Big Finish is aimed at a different audience to New Who.

All too often when it comes to the flaws of 80's or modern Doctor Who, people use the show's precedents as a defence. 'Watch Season 8 before criticising the 80's for overusing the Master'. 'Don't blame The Twin Dilemma for making the Doctor homicidal and unlikeable, he was like that in Hartnell's first story when he nearly killed that caveman'. Though surely that was a character trait that remained unrevisited for a bloody good reason!

Likewise, RTD seems to feel that the old show doesn't need to apologise for anything. Maybe he doesn't want to raise the standards bar too high, and deliberately orchestrated plot holes and cop out endings because old Doctor Who often suffered them too (Moonbase, Pyramids of Mars, Armageddon Factor, Ultimate Foe). He gave us a taste of Season 24's grotesque high camp with Love & Monsters, and gave us the sickening preachiness of Last of the Time Lords to perhaps soften the blow of Warriors of the Deep and Battlefield.

Big Finish however, always strives to improve on the show.
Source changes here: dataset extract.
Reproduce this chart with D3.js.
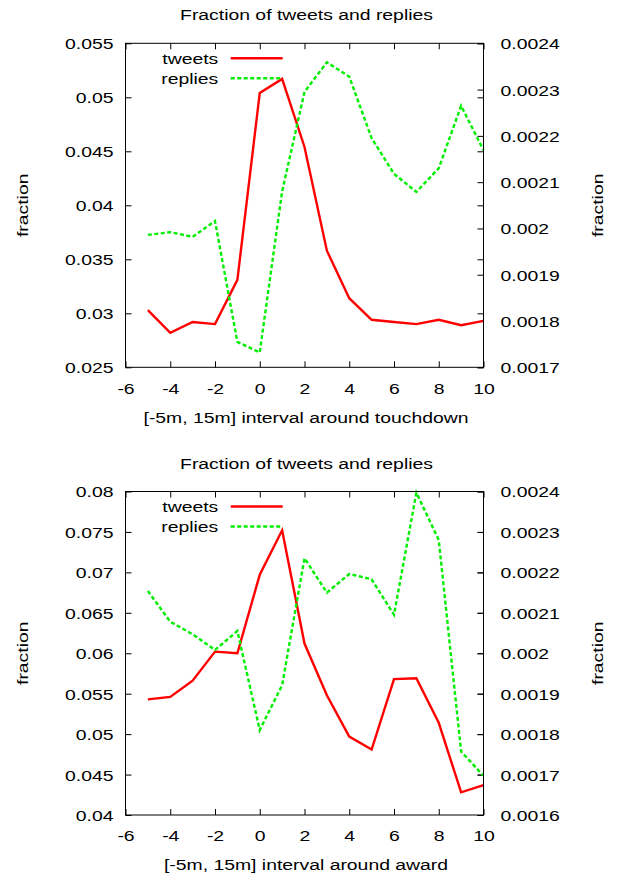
<!DOCTYPE html>
<html>
<head>
<meta charset="utf-8">
<script src="https://cdn.jsdelivr.net/npm/d3@7"></script>
<style>body{margin:0;background:#fff}</style>
</head>
<body>
<svg id="chart" width="618" height="882"></svg>
<script>
// Minutes relative to the event
const minutes = [-5, -4, -3, -2, -1, 0, 1, 2, 3, 4, 5, 6, 7, 8, 9, 10];
const xTicks = [-6, -4, -2, 0, 2, 4, 6, 8, 10];

// Touchdown window
const touchdownTweets  = [0.0303, 0.0282, 0.0292, 0.0290, 0.0331, 0.0504, 0.0517, 0.0454, 0.0358, 0.0314, 0.0294, 0.0292, 0.0290, 0.0294, 0.0289, 0.0293];
const touchdownReplies = [0.001986, 0.001992, 0.001982, 0.002016, 0.001755, 0.001732, 0.00208, 0.002295, 0.002359, 0.002328, 0.002195, 0.002118, 0.002079, 0.00213, 0.002265, 0.002169];
const touchdownLeftTicks  = [0.025, 0.03, 0.035, 0.04, 0.045, 0.05, 0.055];
const touchdownRightTicks = [0.0017, 0.0018, 0.0019, 0.002, 0.0021, 0.0022, 0.0023, 0.0024];

// Award window
const awardTweets  = [0.0543, 0.0546, 0.0566, 0.0602, 0.0600, 0.0697, 0.0752, 0.0612, 0.0548, 0.0497, 0.0481, 0.0568, 0.0569, 0.0514, 0.0428, 0.0437];
const awardReplies = [0.002154, 0.002078, 0.002047, 0.002008, 0.002055, 0.00181, 0.001921, 0.002235, 0.00215, 0.002196, 0.002183, 0.002095, 0.002397, 0.00228, 0.001757, 0.001697];
const awardLeftTicks  = [0.04, 0.045, 0.05, 0.055, 0.06, 0.065, 0.07, 0.075, 0.08];
const awardRightTicks = [0.0016, 0.0017, 0.0018, 0.0019, 0.002, 0.0021, 0.0022, 0.0023, 0.0024];

const titleText = "Fraction of tweets and replies";
const seriesNames = ["tweets", "replies"];

const FONT = "'Liberation Sans', Arial, Helvetica, sans-serif";
const FS = 15.5;      // font size
const SX = 1.25;      // horizontal glyph stretch
const TICK = 6;
const L = 125.5, R = 483.5;
const RED = "#ff0000", GREEN = "#00ee00";

const svg = d3.select("#chart");
const fmt = d => String(+d.toFixed(6));

function label(g, x, y, str, anchor, rot = 0) {
  g.append("text")
    .attr("transform", `translate(${x},${y}) rotate(${rot}) scale(${SX},1)`)
    .attr("text-anchor", anchor)
    .attr("dy", "0.35em")
    .attr("font-family", FONT)
    .attr("font-size", FS)
    .attr("fill", "#000")
    .text(str);
}

function styleAxis(sel) {
  sel.select(".domain").remove();
  sel.attr("font-family", FONT).attr("font-size", FS);
  sel.selectAll("line").attr("stroke", "#000").attr("stroke-width", 1);
  sel.selectAll("text").attr("fill", "#000");
}

function panel(cfg) {
  const g = svg.append("g");
  const x = d3.scaleLinear().domain([xTicks[0], xTicks[xTicks.length - 1]]).range([L, R]);
  const yL = d3.scaleLinear().domain(d3.extent(cfg.leftTicks)).range([cfg.bottom, cfg.top]);
  const yR = d3.scaleLinear().domain(d3.extent(cfg.rightTicks)).range([cfg.bottom, cfg.top]);

  // bottom x axis with labels
  g.append("g").attr("transform", `translate(0,${cfg.bottom})`)
    .call(d3.axisBottom(x).tickValues(xTicks).tickFormat(d => String(d)).tickSizeInner(-TICK).tickSizeOuter(0))
    .call(styleAxis)
    .selectAll("text").attr("y", 21).attr("dy", "0.35em").attr("transform", `scale(${SX},1)`);

  // top mirrored x ticks
  g.append("g").attr("transform", `translate(0,${cfg.top})`)
    .call(d3.axisTop(x).tickValues(xTicks).tickFormat("").tickSizeInner(-TICK).tickSizeOuter(0))
    .call(styleAxis);

  // left y axis
  g.append("g").attr("transform", `translate(${L},0)`)
    .call(d3.axisLeft(yL).tickValues(cfg.leftTicks).tickFormat(fmt).tickSizeInner(-TICK).tickSizeOuter(0).tickPadding(12))
    .call(styleAxis)
    .selectAll("text").attr("x", -12 / SX).attr("dy", "0.35em").attr("transform", `scale(${SX},1)`);

  // left ticks mirrored on the right border
  g.append("g").attr("transform", `translate(${R},0)`)
    .call(d3.axisRight(yL).tickValues(cfg.leftTicks).tickFormat("").tickSizeInner(-TICK).tickSizeOuter(0))
    .call(styleAxis);

  // right y2 axis
  g.append("g").attr("transform", `translate(${R},0)`)
    .call(d3.axisRight(yR).tickValues(cfg.rightTicks).tickFormat(fmt).tickSizeInner(-TICK).tickSizeOuter(0).tickPadding(17))
    .call(styleAxis)
    .selectAll("text").attr("x", 17 / SX).attr("dy", "0.35em").attr("transform", `scale(${SX},1)`);

  // series
  const lineL = d3.line().x((d, i) => x(minutes[i])).y(d => yL(d));
  const lineR = d3.line().x((d, i) => x(minutes[i])).y(d => yR(d));
  g.append("path").datum(cfg.tweets).attr("d", lineL)
    .attr("fill", "none").attr("stroke", RED).attr("stroke-width", 2.4).attr("stroke-linejoin", "miter");
  g.append("path").datum(cfg.replies).attr("d", lineR)
    .attr("fill", "none").attr("stroke", GREEN).attr("stroke-width", 2.4).attr("stroke-dasharray", "4,2.5");

  // border
  g.append("rect").attr("x", L).attr("y", cfg.top).attr("width", R - L).attr("height", cfg.bottom - cfg.top)
    .attr("fill", "none").attr("stroke", "#000").attr("stroke-width", 1);

  // legend
  const ly = [cfg.top + 15, cfg.top + 35];
  label(g, 218.3, ly[0], seriesNames[0], "end");
  label(g, 218.3, ly[1], seriesNames[1], "end");
  g.append("line").attr("x1", 230.7).attr("x2", 282.7).attr("y1", ly[0]).attr("y2", ly[0])
    .attr("stroke", RED).attr("stroke-width", 2.4);
  g.append("line").attr("x1", 230.7).attr("x2", 282.7).attr("y1", ly[1]).attr("y2", ly[1])
    .attr("stroke", GREEN).attr("stroke-width", 2.4).attr("stroke-dasharray", "4,2.5");

  // titles and axis labels
  label(g, 306.5, cfg.top - 28.3, titleText, "middle");
  label(g, 306, cfg.bottom + 50, cfg.xLabel, "middle");
  const midY = (cfg.top + cfg.bottom) / 2;
  label(g, 22.5, midY, "fraction", "middle", -90);
  label(g, 598, midY, "fraction", "middle", -90);
}

panel({
  top: 43.3, bottom: 367.3,
  tweets: touchdownTweets, replies: touchdownReplies,
  leftTicks: touchdownLeftTicks, rightTicks: touchdownRightTicks,
  xLabel: "[-5m, 15m] interval around touchdown"
});
panel({
  top: 491.5, bottom: 815,
  tweets: awardTweets, replies: awardReplies,
  leftTicks: awardLeftTicks, rightTicks: awardRightTicks,
  xLabel: "[-5m, 15m] interval around award"
});
</script>
</body>
</html>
Maybe Russell wanted new viewers to accept the old series for its faults, and not be fixated on high standards that would make them less forgiving. Perhaps it's worked, because young viewers are getting into the old series, and buying classic series DVDs with their own pocket money. Judging from YouTube feedback, they even seem to be embracing the 80's stories we'd written off as travesties.

About Time 6 (my favourite edition) points out that Russell can't bear to be seen as a fanboy, and that anoraknophobia neuroses means that he'll desperately try to keep New Who within the trashy mainstream. Perhaps exercising bitterness about the show's status as a laughable, nerdish freak anomaly during the 80's era of hellish conformity and snobbery. As if trying to make up for lost time and make the show more 80's, the Doctor and companion behave like John Hughes' anti-intellectual, elitist brat pack and the scripts seem so cartoonish, cheesy, slapstick and 80's.

By contrast, the McGann range has moved on. It's what 21st Century Who should be.